In heartbreaking news, popular Minecraft YouTuber Technoblade, who died from cancer at age 23, on Friday posted his last video on Google-owned platform with a message: "Hello everyone, Technoblade here. If you're watching this, I am dead."

Titled 'so long nerds,' the video on his YouTube channel, which has nearly 11 million subscribers, was anchored by his father.

"Hello everyone, Technoblade here. If you're watching this, I am dead. Thank you all for supporting my content over the years. If I had another 100 lives, I think I would choose to be Technoblade again every single time, as those were the happiest years of my life," said the YouTuber.

He apologised for "selling out so much in the past year" by offering merchandise but admitted that because of this, his siblings will be able to go to college.

"Well, if they want to. I don't want to put any dead brother peer pressure on them."

Alex was "having a hard time doing the writing" due to the effects of his illness.


"I don't think he said everything he wanted to say, but I think he got the main points. He finished that up and then he was done. He lived about another eight hours after that," Technoblade's father told The Verge.

In a video posted in August 2021, Technoblade revealed that he'd been diagnosed with cancer.

He joked in the video about how his "chemotherapy arc is going to be fantastic for content".

"Nobody took the news worse than my health insurance provider - they've been inconsolable for weeks," he said.

His fans poured emotional messages on various social media platforms.

"Effortlessly funny. Endlessly talented. Gone too soon," tweeted YouTuber Ted Nivison.

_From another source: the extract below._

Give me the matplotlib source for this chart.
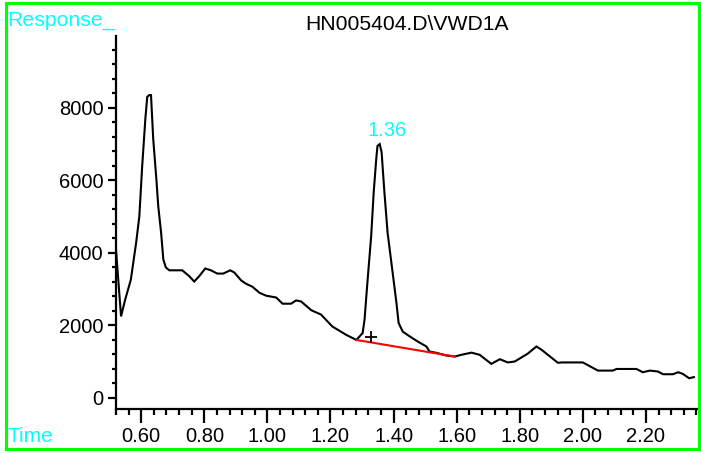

"I'll never forget the day I met Technoblade. I left work early to play in a Minecraft tournament with him. I barely knew how to play... and the dude still carried us to win the entire fucking event. Rest in peace, big guy. You'll always be a legend," posted another follower.

In a message, Technoblade's family said a portion of all sales of his merchandise would be donated to the charity, the Sarcoma Foundation of America.